INSTRUCTIONS TO FOLLOW: Read the entries below and pull out each line with the string "code".

Records:
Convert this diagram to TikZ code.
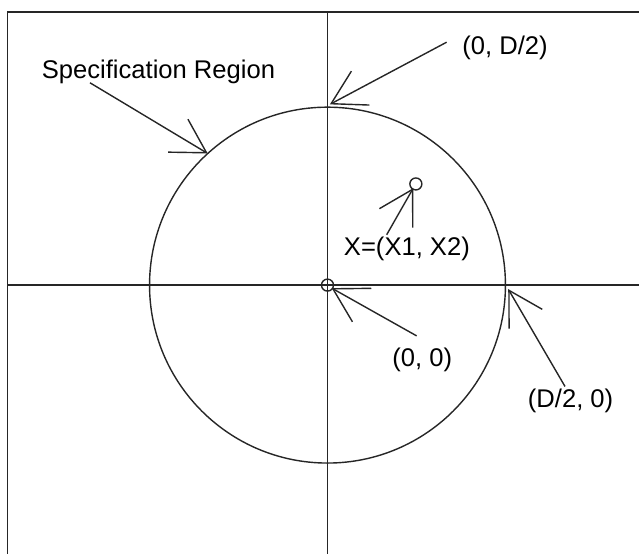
\documentclass[tikz,border=0pt]{standalone}
\usepackage{fontspec}
\setmainfont{Liberation Sans}
\usetikzlibrary{arrows.meta}
\tikzset{
    coordtext/.style={inner sep=0pt, anchor=base west, font=\fontsize{18.2}{21}\selectfont},
    pointer/.style={-{Straight Barb[length=0.83cm,width=0.96cm]}},
    dot/.style={circle, draw, minimum size=0.3cm, inner sep=0pt}
}

\begin{document}
\begin{tikzpicture}[line width=1pt, draw=black!85]
    \useasboundingbox (-8.19,-6.72) rectangle (7.79,7.13);
    % Frame and axes
    \draw (-8,-6.72) -- (-8,6.83) -- (7.79,6.83);
    \draw (-8,0) -- (7.79,0);
    \draw (0,-6.72) -- (0,6.83);
    % Specification region
    \draw (0,0) circle (4.45);
    % Points
    \node[dot] (origin) at (0,0) {};
    \node[dot] (xpoint) at (2.21,2.53) {};
    % Labels
    \node[coordtext] (spec) at (-7.16,5.16) {Specification Region};
    \node[coordtext] (toplab) at (3.355,5.76) {(0, D/2)};
    \node[coordtext] (xlab) at (0.395,0.74) {X=(X1, X2)};
    \node[coordtext] (originlab) at (1.605,-2.04) {(0, 0)};
    \node[coordtext] (rightlab) at (4.995,-3.06) {(D/2, 0)};
    % Arrow ends
    \coordinate (spec-tail) at (-5.94,5.06);
    \coordinate (spec-tip) at (132.3:4.45);
    \coordinate (top-tail) at (2.98,6.075);
    \coordinate (top-tip) at (0.06,4.52);
    \coordinate (x-tail) at (1.48,1.26);
    \coordinate (x-tip) at (2.145,2.425);
    \coordinate (origin-tail) at (2.23,-1.27);
    \coordinate (origin-tip) at (0.105,-0.075);
    \coordinate (right-tail) at (5.94,-2.535);
    \coordinate (right-tip) at (4.52,-0.1);
    % Arrows
    \draw[pointer] (spec-tail) -- (spec-tip);
    \draw[pointer] (top-tail) -- (top-tip);
    \draw[pointer] (x-tail) -- (x-tip);
    \draw[pointer] (origin-tail) -- (origin-tip);
    \draw[pointer] (right-tail) -- (right-tip);
\end{tikzpicture}
\end{document}
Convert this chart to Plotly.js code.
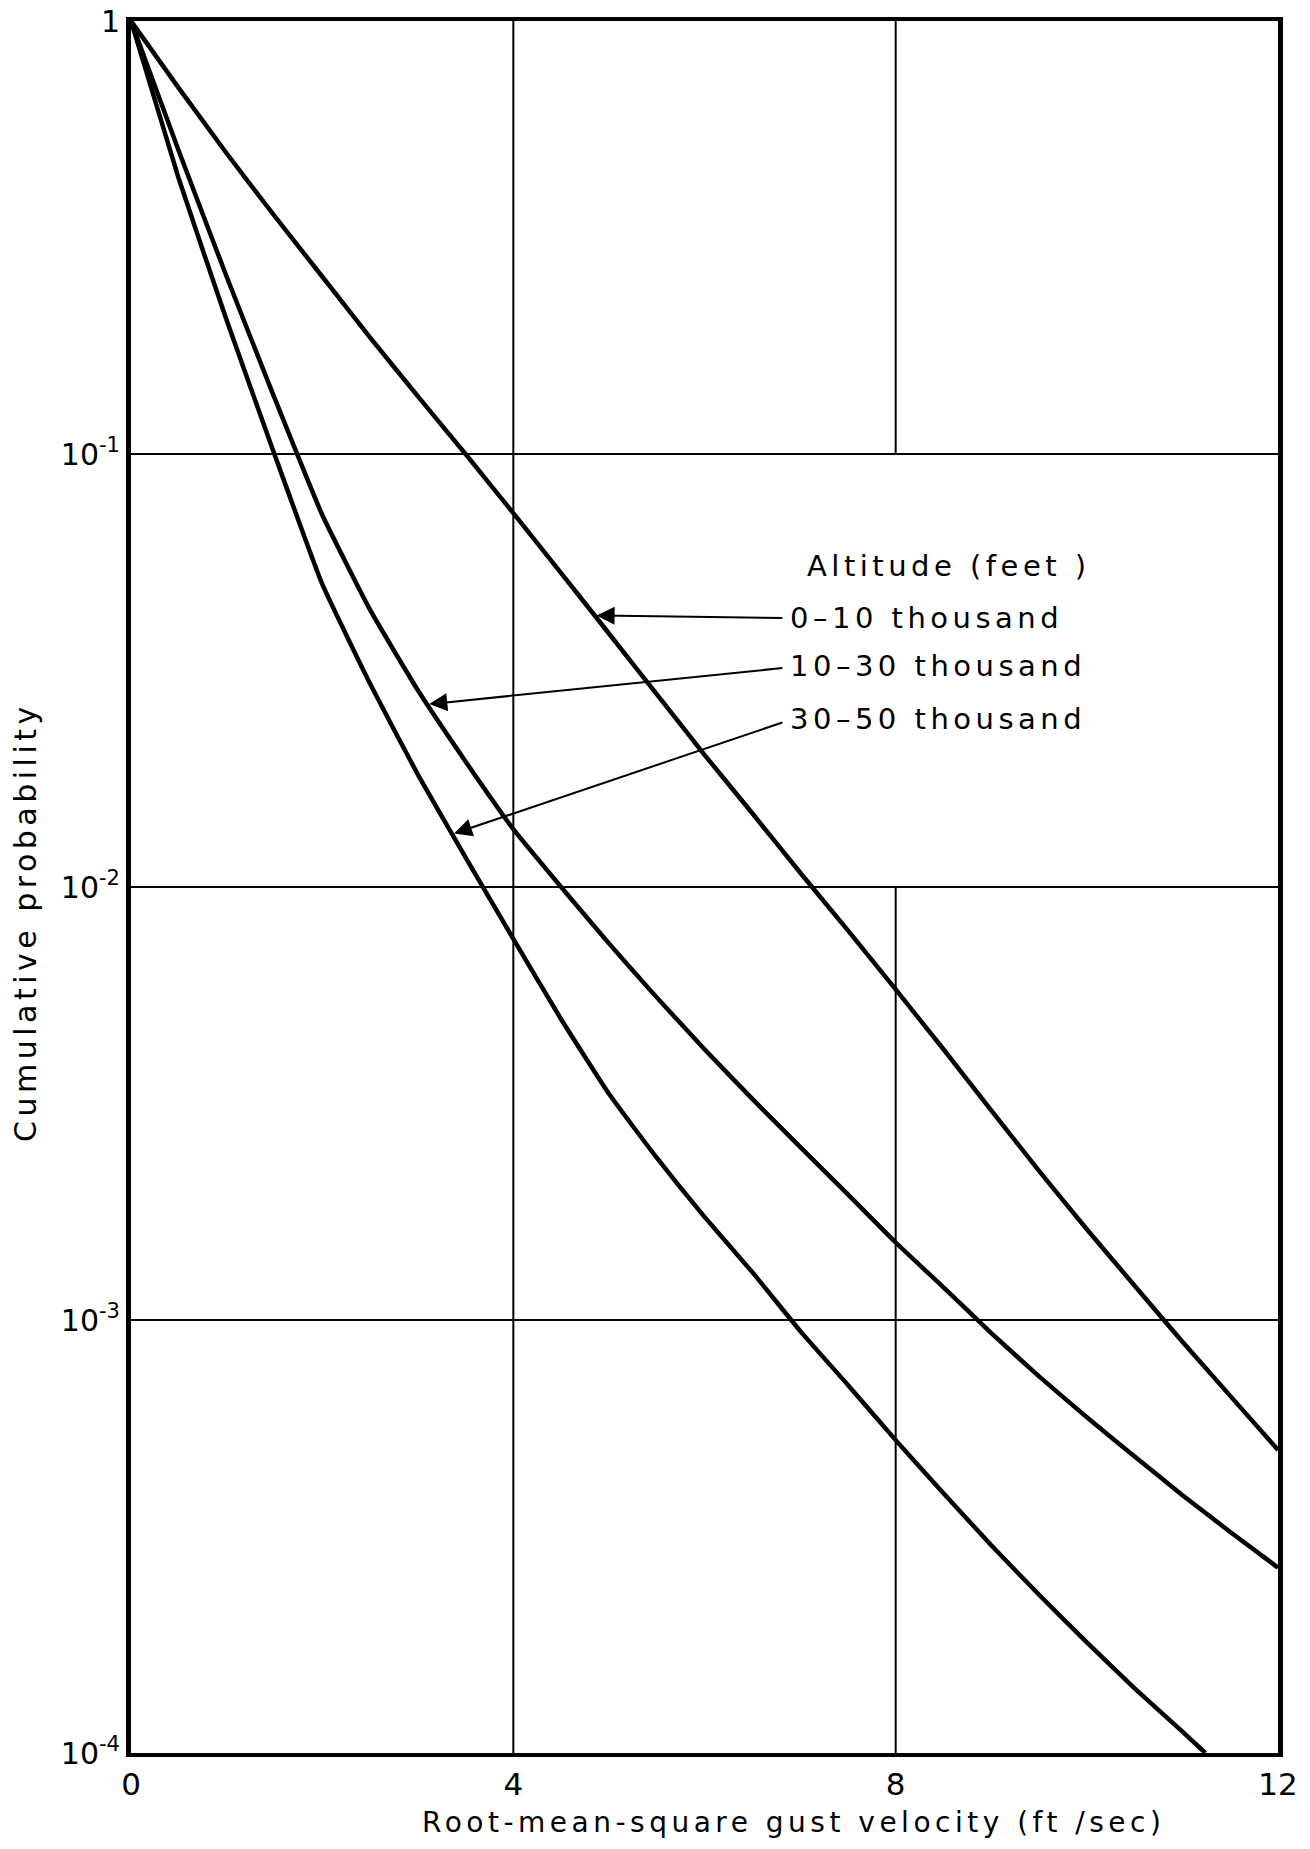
<!DOCTYPE html>
<html>
<head>
<meta charset="utf-8">
<script src="https://cdn.plot.ly/plotly-3.0.1.min.js"></script>
<style>
  html, body { margin: 0; padding: 0; background: #fff; }
  #chart { width: 1310px; height: 1849px; }
  .annotation-text { letter-spacing: 4.5px; }
</style>
</head>
<body>
<div id="chart"></div>
<script>
// Gust velocity (ft/sec)
const velocity = [0, 0.5, 1, 1.5, 2, 2.5, 3, 3.5, 4, 4.5, 5, 5.5, 6, 6.5, 7, 7.5, 8, 8.5, 9, 9.5, 10, 10.5, 11, 11.5, 12];
const velocityHigh = [0, 0.5, 1, 1.5, 2, 2.5, 3, 3.5, 4, 4.5, 5, 5.5, 6, 6.5, 7, 7.5, 8, 8.5, 9, 9.5, 10, 10.5, 11, 11.24];

// Cumulative probability for each altitude band
const prob_0_10 = [1, 0.700, 0.495, 0.355, 0.257, 0.186, 0.136, 0.100, 0.0730, 0.0531, 0.0385, 0.0279, 0.0202, 0.0148, 0.0108, 0.00794, 0.00580, 0.00422, 0.00305, 0.00221, 0.00162, 0.00120, 0.000891, 0.000668, 0.000501];
const prob_10_30 = [1, 0.501, 0.257, 0.135, 0.0724, 0.0437, 0.0285, 0.0195, 0.0136, 0.0100, 0.00741, 0.00556, 0.00422, 0.00324, 0.00251, 0.00195, 0.00151, 0.00119, 0.000933, 0.000741, 0.000596, 0.000484, 0.000394, 0.000324, 0.000268];
const prob_30_50 = [1, 0.432, 0.204, 0.100, 0.0501, 0.0295, 0.0182, 0.0117, 0.00759, 0.00495, 0.00333, 0.00237, 0.00173, 0.00129, 0.000944, 0.000708, 0.000528, 0.000398, 0.000302, 0.000232, 0.000180, 0.000141, 0.000112, 0.0001];

const seriesNames = ['0\u201310 thousand', '10\u201330 thousand', '30\u201350 thousand'];
const legendTitle = 'Altitude (feet )';
const xTitle = 'Root-mean-square gust velocity (ft /sec)';
const yTitle = 'Cumulative probability';

// Axis ticks
const xTickVals = [0, 4, 8, 12];
const xTickText = ['0', '4', '8', '12'];
const yTickVals = [1e-4, 1e-3, 1e-2, 1e-1, 1];
const yTickText = ['10<sup>-4</sup>', '10<sup>-3</sup>', '10<sup>-2</sup>', '10<sup>-1</sup>', '1'];

const FONT = '"DejaVu Sans", "Liberation Sans", sans-serif';

function logInterp(xs, ys, x) {
  for (let i = 0; i < xs.length - 1; i++) {
    if (x >= xs[i] && x <= xs[i + 1]) {
      const t = (x - xs[i]) / (xs[i + 1] - xs[i]);
      return Math.log10(ys[i]) * (1 - t) + Math.log10(ys[i + 1]) * t;
    }
  }
  return Math.log10(ys[ys.length - 1]);
}

const lineStyle = { color: '#000', width: 4.5, shape: 'spline', smoothing: 0.4 };
const traces = [
  { x: velocity, y: prob_0_10, name: seriesNames[0], mode: 'lines', line: lineStyle },
  { x: velocity, y: prob_10_30, name: seriesNames[1], mode: 'lines', line: lineStyle },
  { x: velocityHigh, y: prob_30_50, name: seriesNames[2], mode: 'lines', line: lineStyle }
];

// paper fraction of a probability on the log axis
const yMinLog = Math.log10(yTickVals[0]);
const yMaxLog = Math.log10(yTickVals[yTickVals.length - 1]);
const frac = v => (Math.log10(v) - yMinLog) / (yMaxLog - yMinLog);

const gridStyle = { color: '#000', width: 2 };
const shapes = [
  { type: 'line', xref: 'x', yref: 'paper', x0: xTickVals[1], x1: xTickVals[1], y0: 0, y1: 1, line: gridStyle, layer: 'below' },
  { type: 'line', xref: 'x', yref: 'paper', x0: xTickVals[2], x1: xTickVals[2], y0: frac(yTickVals[3]), y1: 1, line: gridStyle, layer: 'below' },
  { type: 'line', xref: 'x', yref: 'paper', x0: xTickVals[2], x1: xTickVals[2], y0: 0, y1: frac(yTickVals[2]), line: gridStyle, layer: 'below' }
];

const textFont = { family: FONT, size: 29, color: '#000' };
const labelX = 0.573;
const tailX = 6.83;
const arrowStyle = { text: '', showarrow: true, arrowhead: 2, arrowsize: 1.8, arrowwidth: 2, arrowcolor: '#000', standoff: 2, axref: 'x', ayref: 'y' };
const annotations = [
  { xref: 'paper', yref: 'paper', x: 0.588, y: 0.6853, text: legendTitle, showarrow: false, xanchor: 'left', yanchor: 'middle', font: textFont },
  { xref: 'paper', yref: 'paper', x: labelX, y: 0.6553, text: seriesNames[0], showarrow: false, xanchor: 'left', yanchor: 'middle', font: textFont },
  { xref: 'paper', yref: 'paper', x: labelX, y: 0.6276, text: seriesNames[1], showarrow: false, xanchor: 'left', yanchor: 'middle', font: textFont },
  { xref: 'paper', yref: 'paper', x: labelX, y: 0.5970, text: seriesNames[2], showarrow: false, xanchor: 'left', yanchor: 'middle', font: textFont },
  // axis titles
  { xref: 'paper', yref: 'paper', x: 0.578, y: -0.040, text: xTitle, showarrow: false, xanchor: 'center', yanchor: 'middle', font: { family: FONT, size: 28, color: '#000' } },
  { xref: 'paper', yref: 'paper', x: -0.0915, y: 0.4798, text: yTitle, showarrow: false, textangle: -90, xanchor: 'center', yanchor: 'middle', font: { family: FONT, size: 30, color: '#000' } },
  // arrows pointing at curves
  Object.assign({ x: 4.85, y: logInterp(velocity, prob_0_10, 4.85), ax: tailX, ay: -1.379 }, arrowStyle),
  Object.assign({ x: 3.10, y: logInterp(velocity, prob_10_30, 3.10), ax: tailX, ay: -1.494 }, arrowStyle),
  Object.assign({ x: 3.36, y: logInterp(velocityHigh, prob_30_50, 3.36), ax: tailX, ay: -1.619 }, arrowStyle)
];

const layout = {
  width: 1310,
  height: 1849,
  margin: { l: 131, r: 32, t: 21, b: 96 },
  paper_bgcolor: '#fff',
  plot_bgcolor: '#fff',
  showlegend: false,
  font: { family: FONT, color: '#000' },
  xaxis: {
    range: [0, 12],
    tickvals: xTickVals,
    ticktext: xTickText,
    ticks: '',
    ticklabelstandoff: 1,
    showgrid: false,
    zeroline: false,
    showline: true,
    linecolor: '#000',
    linewidth: 4,
    mirror: true,
    tickfont: { family: FONT, size: 31, color: '#000' }
  },
  yaxis: {
    type: 'log',
    range: [-4, 0],
    tickvals: yTickVals,
    ticktext: yTickText,
    ticks: '',
    showgrid: true,
    gridcolor: '#000',
    gridwidth: 2,
    zeroline: false,
    showline: true,
    linecolor: '#000',
    linewidth: 5,
    mirror: true,
    tickfont: { family: FONT, size: 30, color: '#000' }
  },
  shapes: shapes,
  annotations: annotations
};

Plotly.newPlot('chart', traces, layout, { displayModeBar: false, staticPlot: true });
</script>
</body>
</html>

CORRECT ANSWER:
Convert this diagram to TikZ code.
Convert this chart to Plotly.js code.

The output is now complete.